My sweetie is taking a short trip to Taiwan with her mother. She doesn’t get many days off each month, so I only see her about once a week normally. Squeezing four days together to go on a trip means I won’t get to see her as much this month. So, she’ll be coming by to see me for a little bit tonight on her way (or a little out of the way) to her parents’ place. Yay! This means, I can only make a short post today, but I think it is a sad topic.
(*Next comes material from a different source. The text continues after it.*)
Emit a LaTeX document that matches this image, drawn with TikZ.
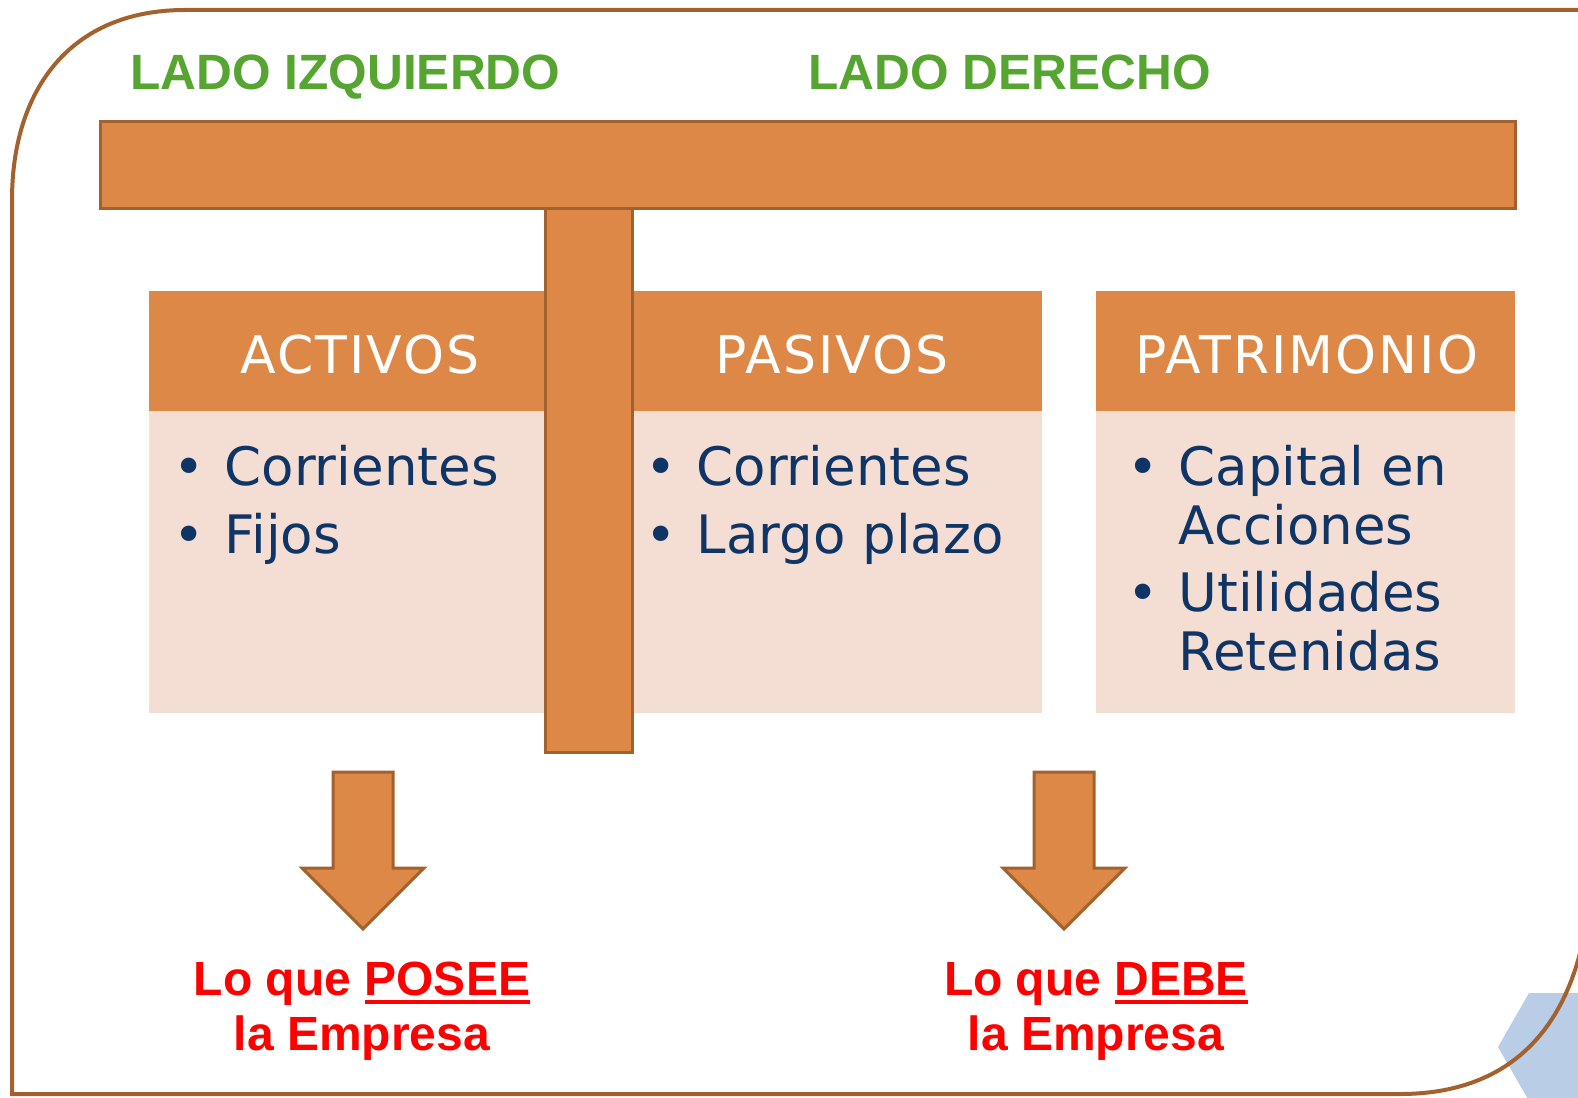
\documentclass[tikz,border=0pt]{standalone}
\usepackage{fontspec}
\setmainfont{DejaVu Sans}
\newfontfamily\arialfont{Liberation Sans}
\newfontfamily\anchafont[LetterSpace=4]{DejaVu Sans}
\definecolor{naranja}{HTML}{DD8847}
\definecolor{marron}{HTML}{A3612D}
\definecolor{rosado}{HTML}{F4DDD2}
\definecolor{azul}{HTML}{0F3567}
\definecolor{verde}{HTML}{55A530}
\definecolor{celeste}{HTML}{B9CDE6}
\newcommand{\subraya}[1]{\setbox0\hbox{#1}\rlap{\rule[-4.5pt]{\wd0}{2pt}}\box0}
\tikzset{
  barra/.style={fill=naranja, draw=marron, line width=1.5pt},
  marco/.style={draw=marron, line width=2pt},
  cabeza/.style={white, inner sep=0pt, anchor=base, font=\anchafont\fontsize{26}{30}\selectfont},
  lista/.style={azul, inner sep=0pt, anchor=base west, font=\fontsize{26.5}{29.5}\selectfont},
  lado/.style={verde, inner sep=0pt, anchor=base west, font=\arialfont\bfseries\fontsize{24.8}{28}\selectfont},
  nota/.style={red, inner sep=0pt, anchor=base, font=\arialfont\bfseries\fontsize{24}{27.5}\selectfont},
}
\begin{document}
\begin{tikzpicture}[x=0.5pt, y=-0.5pt]
  \useasboundingbox (0,0) rectangle (1578,1097);
  % hexagono de fondo
  \fill[celeste] (1498,1047) -- (1529,993) -- (1591,993) -- (1622,1047) -- (1591,1101) -- (1529,1101) -- cycle;
  % marco
  \draw[marco] (1590,10) -- (185,10) .. controls (70,10) and (12,90) .. (12,200) -- (12,1094)
    -- (1400,1094) .. controls (1500,1094) and (1560,1040) .. (1582,945);

  % titulos
  \node[lado] (izq) at (130,90) {LADO IZQUIERDO};
  \node[lado] (der) at (808,90) {LADO DERECHO};

  % cajas
  \foreach \a/\b in {149/571, 622/1042, 1096/1515} {
    \fill[naranja] (\a,291) rectangle (\b,411);
    \fill[rosado] (\a,411) rectangle (\b,713);
  }
  \node[cabeza] (h1) at (360,373) {ACTIVOS};
  \node[cabeza] (h2) at (832,373) {PASIVOS};
  \node[cabeza] (h3) at (1307,373) {PATRIMONIO};

  \node[lista] (l1) at (173,485) {\begin{tabular}[t]{@{}l@{\hspace{10pt}}l@{}}
    • & Corrientes\\[4.5pt] • & Fijos\end{tabular}};
  \node[lista] (l2) at (645,485) {\begin{tabular}[t]{@{}l@{\hspace{10pt}}l@{}}
    • & Corrientes\\[4.5pt] • & Largo plazo\end{tabular}};
  \node[lista] (l3) at (1127,485) {\begin{tabular}[t]{@{}l@{\hspace{10pt}}l@{}}
    • & Capital en\\ & Acciones\\[4pt] • & Utilidades\\ & Retenidas\end{tabular}};

  % la T
  \draw[barra] (545,200) rectangle (632,752);
  \draw[barra] (100,122) rectangle (1515,208);

  % flechas
  \foreach \x in {363,1064}
    \draw[barra] (\x-30,772) -- (\x+30,772) -- (\x+30,868) -- (\x+61,868) -- (\x,929)
      -- (\x-61,868) -- (\x-30,868) -- cycle;

  \node[nota] (posee) at (362,995) {\begin{tabular}[t]{@{}c@{}}
    Lo que \subraya{POSEE}\\ la Empresa\end{tabular}};
  \node[nota] (debe) at (1096,995) {\begin{tabular}[t]{@{}c@{}}
    Lo que \subraya{DEBE}\\ la Empresa\end{tabular}};
\end{tikzpicture}
\end{document}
At one of my schools the Principal was talking to a specialist who comes in to work with troubled students. I was trying to be polite and not listen in, but I caught a few words about a private school, bullying, teachers not noticing or correcting troubles, and a few other points. After they stopped chatting, the specialist addressed me directly and asked, “You have suicide in America also, don’t you?” This took me a little by surprise because I thought I would have noticed that word in the prior conversation. Based on all the points I did hear, though, I’m guessing we had a tragedy in our prefecture.
On the bright side, the people near me seemed genuinely interested in discussing the topic from an open perspective. Japanese society is often criticized for avoiding unpleasant topics, but that was not a concern this time. I have heard that the suicide rate here is about double England’s and 50% more than America’s. That’s a substantial difference, and one which I’ve pondered more than once. In general Christianity frowns upon the taking of life, and specifically the Catholic church labels suicide as an unforgivable action that will prevent one getting into Heaven (not that scripture would support that, but that’s a separate issue). As far as I have heard, Japanese Buddhism and the Shinto faith, don’t really address the issue. This must have some impact on the numbers. Also, for hundreds of years, there was a systematic process to cut open one’s own belly to restore face (harakiri 腹切・seppuku 切腹). Many foreigners are baffled by the concepts involved in being restored after great shame or dishonor; however, culturally this must have some lingering effects since the practice ended during the last generation, so it is still pretty recent.
I hope I am mistaken about what transpired, but I am thankful there are educators and caregivers who are interested in identifying troubles and helping children through them.